Many will see Notre Dame's commitment to the ACC as a sign that the final piece of the puzzle -- the Fighting Irish becoming a full member one day with football included -- is around the corner.
And while Notre Dame hasn't exactly been stellar on the field, it's still hard to see that day coming anytime soon.
Because no matter what NBC has to pay when its current deal is up in 2015, the network will look at it as a cheap bargain.
You see, NBC doesn't own enough programming these days. It owns hockey, and who knows whether there will even be a season, and it owns the Triple Crown. It obviously owns one NFL game a week in "Sunday Night Football." That was fine when NBC Sports was just NBC Sports. But now it has the NBC Sports Network and, in order to survive, it must own more properties to make its channel a destination. Owning Notre Dame, even if it goes 7-6 every season, is worth the price of admission.
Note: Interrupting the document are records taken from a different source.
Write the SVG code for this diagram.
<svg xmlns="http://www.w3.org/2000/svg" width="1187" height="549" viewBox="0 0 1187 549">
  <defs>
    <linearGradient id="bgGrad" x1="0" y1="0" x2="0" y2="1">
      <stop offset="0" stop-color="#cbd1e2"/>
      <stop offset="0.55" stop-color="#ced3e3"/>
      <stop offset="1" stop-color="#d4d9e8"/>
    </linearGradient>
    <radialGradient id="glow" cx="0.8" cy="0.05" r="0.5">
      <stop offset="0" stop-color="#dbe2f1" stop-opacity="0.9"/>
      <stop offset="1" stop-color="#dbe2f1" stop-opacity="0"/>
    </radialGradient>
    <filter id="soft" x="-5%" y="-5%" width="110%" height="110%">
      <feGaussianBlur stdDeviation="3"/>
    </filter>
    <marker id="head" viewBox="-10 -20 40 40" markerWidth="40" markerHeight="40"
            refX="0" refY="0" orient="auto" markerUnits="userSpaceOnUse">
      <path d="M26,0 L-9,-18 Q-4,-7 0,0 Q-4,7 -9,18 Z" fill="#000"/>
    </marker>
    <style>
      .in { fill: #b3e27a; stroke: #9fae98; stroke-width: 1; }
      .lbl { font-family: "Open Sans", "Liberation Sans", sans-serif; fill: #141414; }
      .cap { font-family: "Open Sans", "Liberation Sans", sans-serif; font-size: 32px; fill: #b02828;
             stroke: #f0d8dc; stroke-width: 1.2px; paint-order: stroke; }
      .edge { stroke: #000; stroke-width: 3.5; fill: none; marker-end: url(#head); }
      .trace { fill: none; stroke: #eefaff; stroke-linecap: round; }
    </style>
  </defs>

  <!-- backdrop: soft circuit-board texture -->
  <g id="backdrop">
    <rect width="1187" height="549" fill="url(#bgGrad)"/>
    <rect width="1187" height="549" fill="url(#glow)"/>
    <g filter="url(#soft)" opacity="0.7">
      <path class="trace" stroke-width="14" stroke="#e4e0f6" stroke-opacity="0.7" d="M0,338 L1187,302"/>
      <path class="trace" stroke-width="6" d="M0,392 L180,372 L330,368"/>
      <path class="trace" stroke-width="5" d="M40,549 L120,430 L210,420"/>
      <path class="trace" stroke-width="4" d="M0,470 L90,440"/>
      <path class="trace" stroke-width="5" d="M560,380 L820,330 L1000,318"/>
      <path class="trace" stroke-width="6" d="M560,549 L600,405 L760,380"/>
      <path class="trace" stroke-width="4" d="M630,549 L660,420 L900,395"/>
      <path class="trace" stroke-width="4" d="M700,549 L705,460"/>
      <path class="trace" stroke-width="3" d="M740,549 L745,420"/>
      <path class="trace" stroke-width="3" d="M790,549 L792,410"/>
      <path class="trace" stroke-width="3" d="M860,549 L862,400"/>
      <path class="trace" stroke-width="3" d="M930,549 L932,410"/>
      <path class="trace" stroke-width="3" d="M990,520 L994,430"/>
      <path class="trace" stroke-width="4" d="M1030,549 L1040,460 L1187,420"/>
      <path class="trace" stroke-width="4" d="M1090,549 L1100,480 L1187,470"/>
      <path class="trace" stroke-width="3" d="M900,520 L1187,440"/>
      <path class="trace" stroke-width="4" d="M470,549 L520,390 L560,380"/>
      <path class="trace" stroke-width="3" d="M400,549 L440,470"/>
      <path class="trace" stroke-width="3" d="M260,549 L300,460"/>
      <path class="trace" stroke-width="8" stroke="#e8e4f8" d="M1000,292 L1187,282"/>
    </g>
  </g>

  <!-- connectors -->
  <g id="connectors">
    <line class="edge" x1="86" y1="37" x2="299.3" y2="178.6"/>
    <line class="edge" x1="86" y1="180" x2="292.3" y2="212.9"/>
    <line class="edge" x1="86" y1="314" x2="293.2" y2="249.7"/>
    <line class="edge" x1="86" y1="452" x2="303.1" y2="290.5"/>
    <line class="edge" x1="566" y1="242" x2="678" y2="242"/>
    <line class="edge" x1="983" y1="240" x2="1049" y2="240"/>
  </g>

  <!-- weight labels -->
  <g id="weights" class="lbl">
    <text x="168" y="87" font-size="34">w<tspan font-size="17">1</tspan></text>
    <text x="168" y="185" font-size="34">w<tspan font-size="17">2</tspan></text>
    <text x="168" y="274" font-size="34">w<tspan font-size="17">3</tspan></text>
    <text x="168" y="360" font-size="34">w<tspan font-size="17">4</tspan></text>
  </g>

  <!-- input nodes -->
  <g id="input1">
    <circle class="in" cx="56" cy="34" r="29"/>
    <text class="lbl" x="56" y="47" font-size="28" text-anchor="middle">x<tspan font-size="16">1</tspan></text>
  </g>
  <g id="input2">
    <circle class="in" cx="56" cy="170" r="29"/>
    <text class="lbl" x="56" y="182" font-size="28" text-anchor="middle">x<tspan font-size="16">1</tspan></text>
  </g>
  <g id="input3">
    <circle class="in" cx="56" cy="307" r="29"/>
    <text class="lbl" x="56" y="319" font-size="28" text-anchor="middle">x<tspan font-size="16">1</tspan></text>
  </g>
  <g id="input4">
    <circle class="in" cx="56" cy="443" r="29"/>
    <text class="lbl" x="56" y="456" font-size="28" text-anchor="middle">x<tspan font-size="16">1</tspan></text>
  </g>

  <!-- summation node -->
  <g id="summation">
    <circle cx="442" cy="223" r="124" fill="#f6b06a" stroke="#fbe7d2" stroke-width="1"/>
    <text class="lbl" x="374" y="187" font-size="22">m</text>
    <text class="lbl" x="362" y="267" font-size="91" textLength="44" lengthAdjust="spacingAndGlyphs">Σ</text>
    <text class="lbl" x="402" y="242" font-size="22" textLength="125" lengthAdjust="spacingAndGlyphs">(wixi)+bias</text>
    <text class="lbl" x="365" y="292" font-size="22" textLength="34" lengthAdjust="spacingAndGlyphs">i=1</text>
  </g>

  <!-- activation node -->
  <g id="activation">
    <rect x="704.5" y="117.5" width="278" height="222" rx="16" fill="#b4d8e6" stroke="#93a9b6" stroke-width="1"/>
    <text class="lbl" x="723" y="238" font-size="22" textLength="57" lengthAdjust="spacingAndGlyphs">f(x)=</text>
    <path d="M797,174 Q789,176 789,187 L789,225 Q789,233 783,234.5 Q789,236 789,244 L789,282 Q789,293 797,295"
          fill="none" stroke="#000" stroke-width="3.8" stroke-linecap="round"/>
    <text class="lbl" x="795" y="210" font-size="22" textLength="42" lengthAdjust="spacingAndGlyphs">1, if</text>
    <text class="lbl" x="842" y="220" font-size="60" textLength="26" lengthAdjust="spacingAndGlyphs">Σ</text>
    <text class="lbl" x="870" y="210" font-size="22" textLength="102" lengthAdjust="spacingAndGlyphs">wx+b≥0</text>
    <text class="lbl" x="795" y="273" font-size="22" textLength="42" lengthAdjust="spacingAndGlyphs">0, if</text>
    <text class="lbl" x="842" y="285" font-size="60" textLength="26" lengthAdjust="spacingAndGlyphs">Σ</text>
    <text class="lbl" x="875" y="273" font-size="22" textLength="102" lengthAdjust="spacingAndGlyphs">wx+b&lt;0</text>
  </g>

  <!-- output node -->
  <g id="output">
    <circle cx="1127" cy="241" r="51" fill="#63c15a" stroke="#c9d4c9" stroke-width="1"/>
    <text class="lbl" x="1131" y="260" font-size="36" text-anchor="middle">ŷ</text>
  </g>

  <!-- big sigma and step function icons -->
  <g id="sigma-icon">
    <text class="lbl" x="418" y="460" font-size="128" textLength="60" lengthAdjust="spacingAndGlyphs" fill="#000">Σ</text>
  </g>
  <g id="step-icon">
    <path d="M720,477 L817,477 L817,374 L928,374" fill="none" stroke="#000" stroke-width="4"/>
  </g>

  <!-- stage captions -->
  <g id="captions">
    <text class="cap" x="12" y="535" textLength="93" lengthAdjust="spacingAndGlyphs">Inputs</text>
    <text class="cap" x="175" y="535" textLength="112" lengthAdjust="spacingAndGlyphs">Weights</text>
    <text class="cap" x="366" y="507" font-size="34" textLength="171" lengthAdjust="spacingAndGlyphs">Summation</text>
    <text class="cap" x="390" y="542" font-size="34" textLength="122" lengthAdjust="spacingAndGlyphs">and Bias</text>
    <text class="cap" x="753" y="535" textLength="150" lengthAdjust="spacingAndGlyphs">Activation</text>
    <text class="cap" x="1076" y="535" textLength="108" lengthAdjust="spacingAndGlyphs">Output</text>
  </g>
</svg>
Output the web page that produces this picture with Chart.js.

So what is that price? NBC reportedly pays $15 million a year on its current contract, which runs until 2015. That's actually not bad considering the network paid $7.6 million a year in its first contract in 1991. Due to rising TV contracts, you can conservatively put Notre Dame's price at $20 million by 2015.
That's steep when you consider the recent deals that have been forged. ESPN and Fox, for example, will pay $200 million for the rights to broadcast 57 Big 12 football games and 174 men's basketball games each year. So, hypothetically, using that $20 million number, ESPN and Fox would be paying 10 times more to the Big 12 than NBC would pay annually for Notre Dame, but would be get roughly 35 times the hours of live games.
You would have to think that Notre Dame would take NBC's deal if it got even close to the number it needed to match other conference TV money. It would continue to enjoy the value of independence -- which shouldn't be underestimated -- and be treated as a separate entity in the broadcasting world.
As for NBC, the dollars and cents don't exactly have to match up for it to do a deal. Remember, every two years it has agreed to pay $1 billion or so on the Olympics in the hopes of breaking even. For executives who are used to making that investment as a possible loss leader, $20 million is a drop in the bucket.